Alumni of Bridgend Youth Theatre , Welsh National Opera, National Youth Dance Wales and ATSLI casting.

== Career ==

- Theatr Clwyd's production of "Cyrano De Bergerac" playing Christian opposite Steffan Rhodri. Directed by Phillip Breen for which he was nominated for the Ian Charleson Awards sponsored by The National Theatre and The Sunday Times.
- Nollywood feature film Isoken directed by Jadesola Osiberu. Playing the role of Kevin, the romantic lead - shot in Lagos, Nigeria.
- Maple Dragon's feature film Canaries directed by Peter Stray. Appearing as Tommy opposite a star studded Welsh cast, including Robert Pugh, Craig Russell and Hannah Daniel.
- Sky 1's award-winning series Stella starring Ruth Jones
- "The Wish of My Heart" with Welsh National Opera performed for his Royal Highness The Prince of Wales.
- A run of TV movies on ITV and BBC with "It's my Shout" Films - Bone Orchard, A Night on the Tiles, Down, They Might be Giants and Pleasure Park - with Owen Teale, Richard Harrington, Jan Anderson and Rachel Isaac.

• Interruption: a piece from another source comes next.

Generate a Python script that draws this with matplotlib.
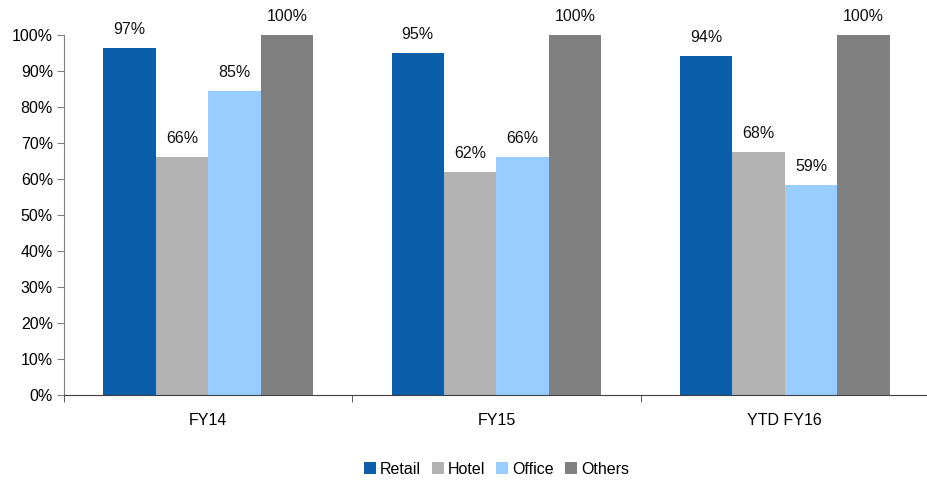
import matplotlib
matplotlib.use("Agg")
import matplotlib.pyplot as plt
import numpy as np

plt.rcParams['font.family'] = ['Liberation Sans', 'DejaVu Sans']

categories = ['FY14', 'FY15', 'YTD FY16']
series = ['Retail', 'Hotel', 'Office', 'Others']
retail = [0.964, 0.951, 0.942]
hotel = [0.662, 0.620, 0.676]
office = [0.845, 0.661, 0.584]
others = [1.0, 1.0, 1.0]
retail_lbl = ['97%', '95%', '94%']
hotel_lbl = ['66%', '62%', '68%']
office_lbl = ['85%', '66%', '59%']
others_lbl = ['100%', '100%', '100%']
colors = ['#0B5EA8', '#B2B2B2', '#99CCFF', '#808080']

values = [retail, hotel, office, others]
labels = [retail_lbl, hotel_lbl, office_lbl, others_lbl]

fig = plt.figure(figsize=(9.28, 4.82), dpi=100)
ax = fig.add_axes([64 / 928, 87 / 482, 865 / 928, 360 / 482])

x = np.arange(len(categories))
w = 0.182
for i, (vals, lbls) in enumerate(zip(values, labels)):
    pos = x + (i - 1.5) * w
    ax.bar(pos, vals, width=w, color=colors[i], label=series[i])
    for p, v, t in zip(pos, vals, lbls):
        ax.annotate(t, (p, v), xytext=(0, 8), textcoords='offset points',
                    ha='center', va='bottom', fontsize=11.5, color='#111111',
                    annotation_clip=False)

ax.set_xlim(-0.5, len(categories) - 0.5)
ax.set_ylim(0, 1.0)
ax.set_yticks(np.arange(0, 1.01, 0.1))
ax.set_yticklabels([f'{int(round(t * 100))}%' for t in np.arange(0, 1.01, 0.1)], fontsize=11.5)
ax.set_xticks(x)
ax.set_xticklabels(categories, fontsize=11.5)
ax.tick_params(axis='x', length=0, pad=13)
ax.set_xticks(np.arange(-0.5, len(categories), 1), minor=True)
ax.tick_params(axis='x', which='minor', length=5, color='#404040', direction='out')
ax.tick_params(axis='y', length=5, color='#808080', direction='out', pad=3)

for s in ['top', 'right']:
    ax.spines[s].set_visible(False)
ax.spines['left'].set_color('#808080')
ax.spines['bottom'].set_color('#404040')

ax.legend(loc='upper center', bbox_to_anchor=(0.5, -0.145), ncol=4, frameon=False,
          fontsize=11.5, handlelength=0.75, handleheight=0.75, handletextpad=0.25,
          columnspacing=0.7)

fig.savefig('out.png', dpi=100)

- British Film Institute (BFI) 48 Hour short listed "Accumulation".
- The Viking Epic "Noble Claim" playing the lead role of "Erik Jora" filmed in Snowdonia, Wales. Entered into the 2016 Berlin Film Festival
- Dark comedy "The Two Dogs" starring Desperate Housewives' Gale Harold. Filmed in Los Angeles.

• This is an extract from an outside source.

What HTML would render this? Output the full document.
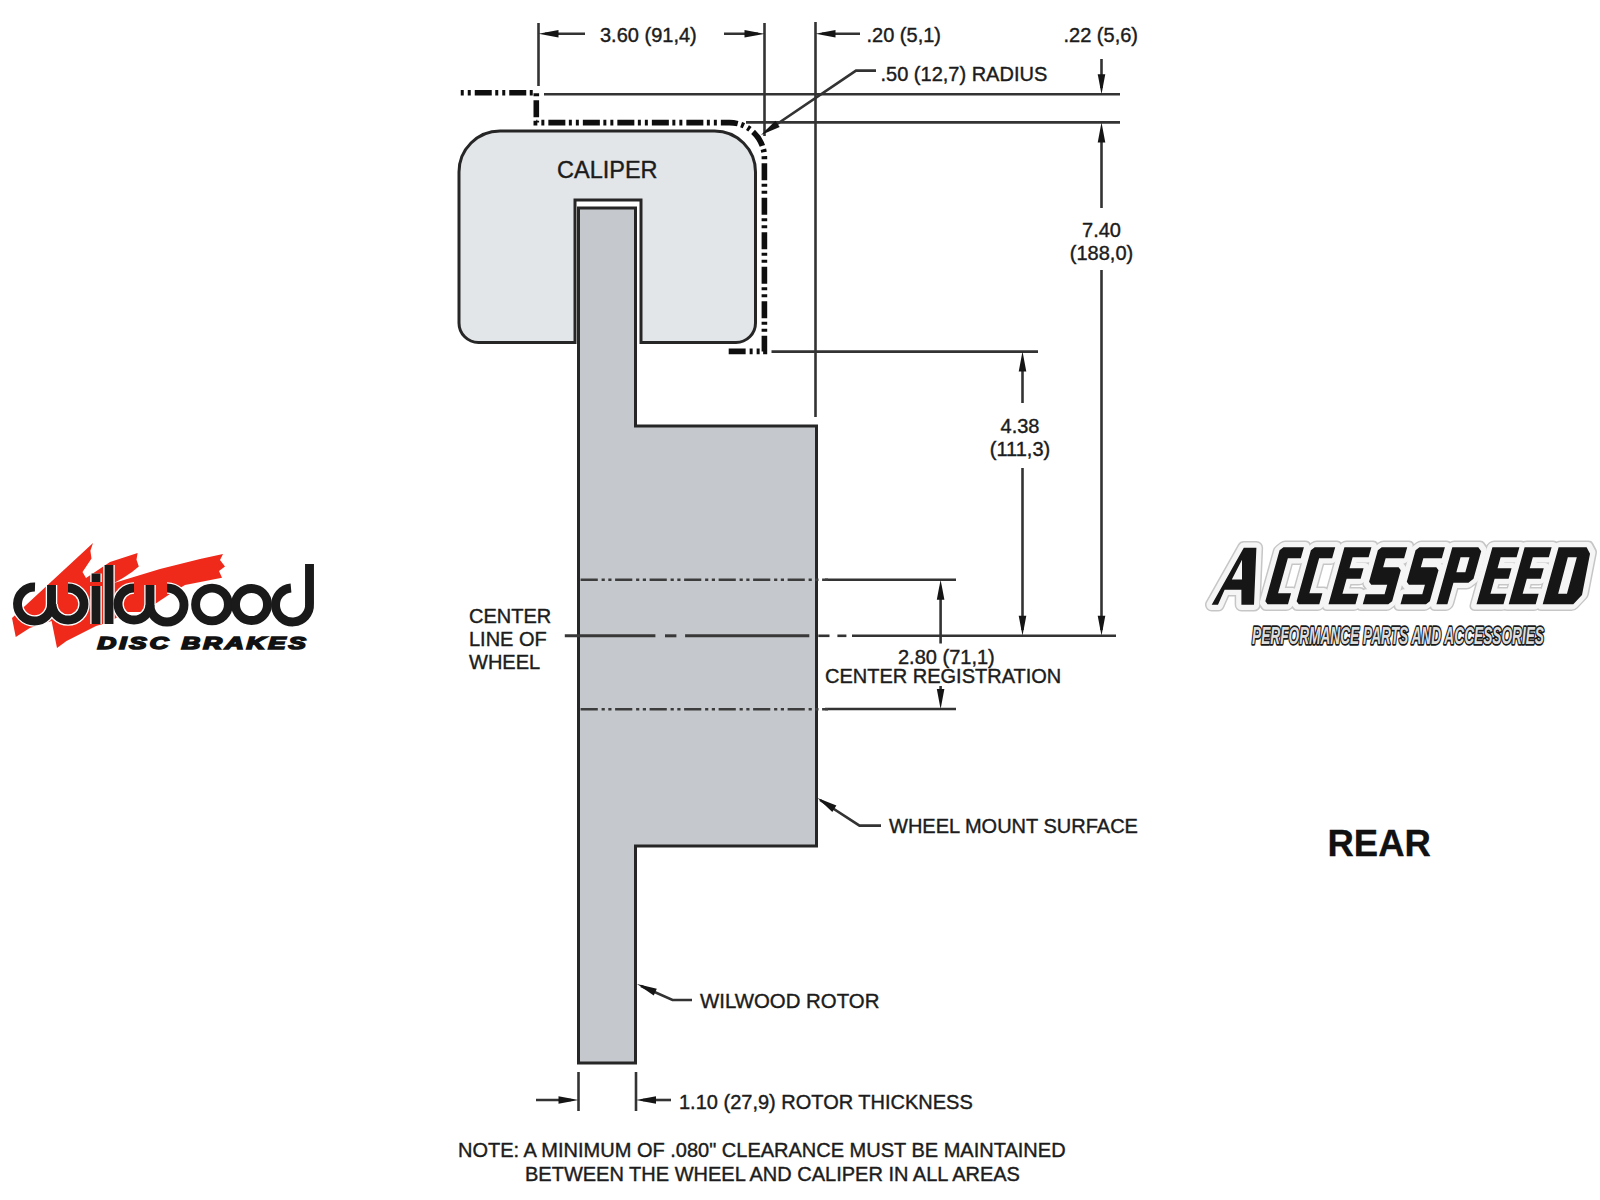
<!DOCTYPE html>
<html><head><meta charset="utf-8">
<style>
html,body{margin:0;padding:0;background:#fff;width:1600px;height:1200px;overflow:hidden}
svg{position:absolute;left:0;top:0;display:block}
text{font-family:"Liberation Sans",sans-serif}
</style></head>
<body>
<svg width="1600" height="1200" viewBox="0 0 1600 1200">
<defs>
<path id="ah" d="M0,0 L-20,-3.8 L-20,3.8 Z"/>
</defs>

<!-- caliper -->
<path d="M459,172 A41,41 0 0 1 500,131 L714.5,131 A41,41 0 0 1 755.5,172 L755.5,323 A19.5,19.5 0 0 1 736,342.5 L641,342.5 L641,200 L575,200 L575,342.5 L478.5,342.5 A19.5,19.5 0 0 1 459,323 Z" fill="#e3e6e9" stroke="#262626" stroke-width="3"/>
<!-- rotor -->
<path d="M578.5,208 L635.5,208 L635.5,426 L816.5,426 L816.5,846 L635.5,846 L635.5,1063 L578.5,1063 Z" fill="#c5c8cc" stroke="#262626" stroke-width="3"/>

<g stroke="#333" stroke-width="2.6" fill="none">
  <!-- extension lines top -->
  <line x1="538.5" y1="23" x2="538.5" y2="86"/>
  <line x1="764.5" y1="23" x2="764.5" y2="136"/>
  <line x1="815.5" y1="22" x2="815.5" y2="417"/>
  <!-- dim line 3.60 -->
  <line x1="545" y1="33.8" x2="585" y2="33.8"/>
  <line x1="724" y1="33.8" x2="758" y2="33.8"/>
  <line x1="822" y1="33.8" x2="860" y2="33.8"/>
  <!-- horizontal ref lines -->
  <line x1="544" y1="94.3" x2="1120" y2="94.3"/>
  <line x1="746" y1="122.4" x2="1120" y2="122.4"/>
  <!-- .22 / 7.40 vertical -->
  <line x1="1101.5" y1="59" x2="1101.5" y2="88"/>
  <line x1="1101.5" y1="130" x2="1101.5" y2="208"/>
  <line x1="1101.5" y1="270" x2="1101.5" y2="630"/>
  <!-- 4.38 -->
  <line x1="771.5" y1="351.6" x2="1038" y2="351.6"/>
  <line x1="1022.5" y1="360" x2="1022.5" y2="403"/>
  <line x1="1022.5" y1="468" x2="1022.5" y2="630"/>
  <!-- center line extension -->
  <line x1="852" y1="635.8" x2="1116" y2="635.8"/>
  <line x1="818.3" y1="635.8" x2="829.5" y2="635.8"/>
  <line x1="837.4" y1="635.8" x2="846.4" y2="635.8"/>
  <!-- 2.80 -->
  <line x1="825" y1="579.8" x2="956" y2="579.8"/>
  <line x1="825" y1="709" x2="956" y2="709"/>
  <line x1="940.6" y1="588" x2="940.6" y2="643.5"/>
  <line x1="940.6" y1="686" x2="940.6" y2="701"/>
  <!-- 1.10 -->
  <line x1="578.5" y1="1072" x2="578.5" y2="1111"/>
  <line x1="636" y1="1072" x2="636" y2="1111"/>
  <line x1="536" y1="1100" x2="571" y2="1100"/>
  <line x1="643" y1="1100" x2="671" y2="1100"/>
  <!-- leaders -->
  <polyline points="876,70.6 856,70.6 766,131.5"/>
  <polyline points="820,800 859.5,825.6 881,825.6"/>
  <polyline points="641,986 672.5,1000 692,1000"/>
</g>

<!-- center lines across rotor -->
<g stroke="#383838" stroke-width="3" fill="none">
  <line x1="564.8" y1="635.8" x2="655.4" y2="635.8"/>
  <line x1="665" y1="635.8" x2="676.4" y2="635.8"/>
  <line x1="685.1" y1="635.8" x2="809.3" y2="635.8"/>
  <line x1="578" y1="579.7" x2="828" y2="579.7" stroke-dasharray="17.2,3.8,3.2,3.5,3.2,3.6" stroke-dashoffset="31.9" stroke-width="2.5" stroke="#3c3c3c"/>
  <line x1="578" y1="709.2" x2="828" y2="709.2" stroke-dasharray="17.2,3.8,3.2,3.5,3.2,3.6" stroke-dashoffset="31.9" stroke-width="2.5" stroke="#3c3c3c"/>
</g>

<!-- phantom (clearance) line -->
<path d="M460,92.7 H536.3 V122.6 H729.4 A35,35 0 0 1 764.4,157.6 V351.4 H728.7" stroke="#0e0e0e" stroke-width="5.6" fill="none" stroke-dasharray="17,3.5,3,4,3,4" stroke-dashoffset="19.75"/>

<!-- arrowheads -->
<g fill="#151515">
  <use href="#ah" transform="translate(538.5,33.8) rotate(180)"/>
  <use href="#ah" transform="translate(764.5,33.8)"/>
  <use href="#ah" transform="translate(815.5,33.8) rotate(180)"/>
  <use href="#ah" transform="translate(1101.5,94.3) rotate(90)"/>
  <use href="#ah" transform="translate(1101.5,122.4) rotate(-90)"/>
  <use href="#ah" transform="translate(1101.5,635.8) rotate(90)"/>
  <use href="#ah" transform="translate(1022.5,351.6) rotate(-90)"/>
  <use href="#ah" transform="translate(1022.5,635.8) rotate(90)"/>
  <use href="#ah" transform="translate(940.6,579.8) rotate(-90)"/>
  <use href="#ah" transform="translate(940.6,709) rotate(90)"/>
  <use href="#ah" transform="translate(578.5,1100)"/>
  <use href="#ah" transform="translate(636,1100) rotate(180)"/>
  <use href="#ah" transform="translate(761,135) rotate(145.9)"/>
  <use href="#ah" transform="translate(817.5,798) rotate(212.6)"/>
  <use href="#ah" transform="translate(637,984) rotate(204)"/>
</g>

<!-- texts -->
<g font-size="20" fill="#1c1c1c" stroke="#1c1c1c" stroke-width="0.4">
  <text x="600" y="42">3.60 (91,4)</text>
  <text x="866.5" y="42">.20 (5,1)</text>
  <text x="1063.5" y="42">.22 (5,6)</text>
  <text x="880.5" y="81">.50 (12,7) RADIUS</text>
  <text x="557" y="177.5" font-size="23.5">CALIPER</text>
  <text x="1101.5" y="237" text-anchor="middle">7.40</text>
  <text x="1101.5" y="260" text-anchor="middle">(188,0)</text>
  <text x="1020" y="433" text-anchor="middle">4.38</text>
  <text x="1020" y="456" text-anchor="middle">(111,3)</text>
  <text x="469" y="623">CENTER</text>
  <text x="469" y="646">LINE OF</text>
  <text x="469" y="669">WHEEL</text>
  <text x="898" y="664">2.80 (71,1)</text>
  <text x="825" y="683">CENTER REGISTRATION</text>
  <text x="889" y="833">WHEEL MOUNT SURFACE</text>
  <text x="700" y="1008" font-size="20.4">WILWOOD ROTOR</text>
  <text x="679" y="1109">1.10 (27,9) ROTOR THICKNESS</text>
  <text x="458" y="1157">NOTE: A MINIMUM OF .080" CLEARANCE MUST BE MAINTAINED</text>
  <text x="525" y="1181">BETWEEN THE WHEEL AND CALIPER IN ALL AREAS</text>
  <text x="1327.5" y="856" font-size="36.5" font-weight="bold" fill="#111" stroke="#111" stroke-width="0.3">REAR</text>
</g>

<!-- WILWOOD LOGO -->
<g id="wilwood">
  <g fill="#f02a1a">
    <path d="M12,618 L93,543 L90.4,550.7 L91.5,558.6 L82.5,572 L86,578 L110,562 L137.6,553 L136.5,559.7 L138.8,566.5 L132,572 L123,578 L114,583 L160,569 L200,559 L223,554 L220,560 L225,566.5 L219,571 L222,577.7 L185,585 L170,594 L143,612 L125,612 L110,622 L96,626 L66.5,641 L57,648 L51.6,621 L29.75,628 L15.75,637 Z"/>
  </g>
  <defs><g id="wl" fill="none">
    <path d="M35,587 A17,17 0 1 0 51.5,604 L51.5,585"/>
    <path d="M68,588 A16,16 0 1 1 52,604"/>
    <path d="M96,586 L96,624"/>
    <path d="M96,573.5 L96,582"/>
    <path d="M109,565 L109,624"/>
    <path d="M134,588 A16,16 0 1 0 150,604 L150,585"/>
    <path d="M167,588 A17,17 0 1 1 150,605"/>
    <circle cx="212" cy="604.5" r="16.4"/>
    <circle cx="251.5" cy="604.5" r="16"/>
    <path d="M291,588 A17,17 0 1 0 309.5,604 L309.5,564"/>
  </g></defs>
  <use href="#wl" stroke="#fff" stroke-width="11.5"/>
  <use href="#wl" stroke="#1a1a1a" stroke-width="8.9"/>
  
  <text transform="translate(97.5,649) scale(1.52,1)" x="0" y="0" font-size="17" font-weight="bold" font-style="italic" fill="#111" stroke="#111" stroke-width="1.6" textLength="137" lengthAdjust="spacing">DISC BRAKES</text>
</g>

<!-- ACCESSPEED LOGO -->
<g id="accesspeed">
  <defs>
    <g id="acc-letters">
      <path d="M1211.7,604.8 L1243.8,547.8 L1256.4,547.8 L1254,604.8 L1241.4,604.8 L1241.4,589.8 L1224.6,589.8 L1218,604.8 Z M1231.8,579.6 L1242,579.6 L1242,559.8 Z" fill-rule="evenodd"/>
      <g transform="translate(0,604.3) skewX(-15.6)">
        <path transform="translate(1264.5,0)" fill-rule="evenodd" d="M3,-57 L23.5,-57 L23.5,-46 L10.5,-46 L10.5,-11 L23.5,-11 L23.5,0 L3,0 L0,-3 L0,-54 Z"/>
        <path transform="translate(1295.8,0)" fill-rule="evenodd" d="M3,-57 L23.5,-57 L23.5,-46 L10.5,-46 L10.5,-11 L23.5,-11 L23.5,0 L3,0 L0,-3 L0,-54 Z"/>
        <path transform="translate(1328.5,0)" fill-rule="evenodd" d="M0,-57 L27,-57 L27,-47 L11,-47 L11,-36 L25,-36 L25,-25.5 L11,-25.5 L11,-10.5 L27,-10.5 L27,0 L0,0 Z"/>
        <path transform="translate(1362.8,0)" fill-rule="evenodd" d="M3,-57 L28.5,-57 L28.5,-46 L10,-46 L10,-37 L25.5,-37 L28.5,-34 L28.5,-3 L25.5,0 L0,0 L0,-10 L19,-10 L19,-19.5 L3,-19.5 L0,-22.5 L0,-54 Z"/>
        <path transform="translate(1400.5,0)" fill-rule="evenodd" d="M3,-57 L28.5,-57 L28.5,-46 L10,-46 L10,-37 L25.5,-37 L28.5,-34 L28.5,-3 L25.5,0 L0,0 L0,-10 L19,-10 L19,-19.5 L3,-19.5 L0,-22.5 L0,-54 Z"/>
        <path transform="translate(1436.4,0)" fill-rule="evenodd" d="M0,-57 L26,-57 L30,-53 L30,-25.5 L26,-21.6 L11,-21.6 L11,0 L0,0 Z M11,-47 L20,-47 L20,-32 L11,-32 Z"/>
        <path transform="translate(1476.5,0)" fill-rule="evenodd" d="M0,-57 L27,-57 L27,-47 L11,-47 L11,-36 L25,-36 L25,-25.5 L11,-25.5 L11,-10.5 L27,-10.5 L27,0 L0,0 Z"/>
        <path transform="translate(1508.7,0)" fill-rule="evenodd" d="M0,-57 L27,-57 L27,-47 L11,-47 L11,-36 L25,-36 L25,-25.5 L11,-25.5 L11,-10.5 L27,-10.5 L27,0 L0,0 Z"/>
        <path transform="translate(1542.7,0)" fill-rule="evenodd" d="M0,-57 L28,-57 L33.2,-50.6 L36.7,-9.3 L30.6,0 L0,0 Z M12,-47 L21,-47 L21.3,-10.6 L12.5,-10.6 Z"/>
      </g>
    </g>
  </defs>
  <use href="#acc-letters" fill="#c6c6c6" stroke="#c6c6c6" stroke-width="13.5" stroke-linejoin="round"/>
  <use href="#acc-letters" fill="#f5f5f5" stroke="#f5f5f5" stroke-width="10.5" stroke-linejoin="round"/>
  <use href="#acc-letters" fill="#161616"/>
  <text x="1252" y="644" font-size="24.5" font-weight="bold" font-style="italic" fill="#dedede" stroke="#1a1a1a" stroke-width="3.6" paint-order="stroke" stroke-linejoin="round" textLength="292" lengthAdjust="spacingAndGlyphs">PERFORMANCE PARTS AND ACCESSORIES</text>
</g>

</svg>
</body></html>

- "Mission Impossible" with Future Cinema, playing the lead role of Ethan Hunt (Made famous by Tom Cruise) playing opposite Elizabeth Hurley.
- Action to the Word's multi-award-winning production of "A Clockwork Orange" touring to Norway & Singapore.
- Creator of the role Lord Arthur Holmwood in Action to the Word's rock opera production of "Dracula".
- "Alice in Wonderland" with SellaDoor at Greenwich Theatre.
- BAFTA Cymru award-winning "Cymru Fach"
- Wales Theatre Company's "A Child's Christmas in Wales" as part of the Dylathon Festival to mark Dylan Thomas' centenary.

== Awards and nominations ==
Nominated for the Ian Charleson Award in 2016 for his role of Christian in Cyrano de Bergerac.
Winner of the John Thaw Bursary in 2010.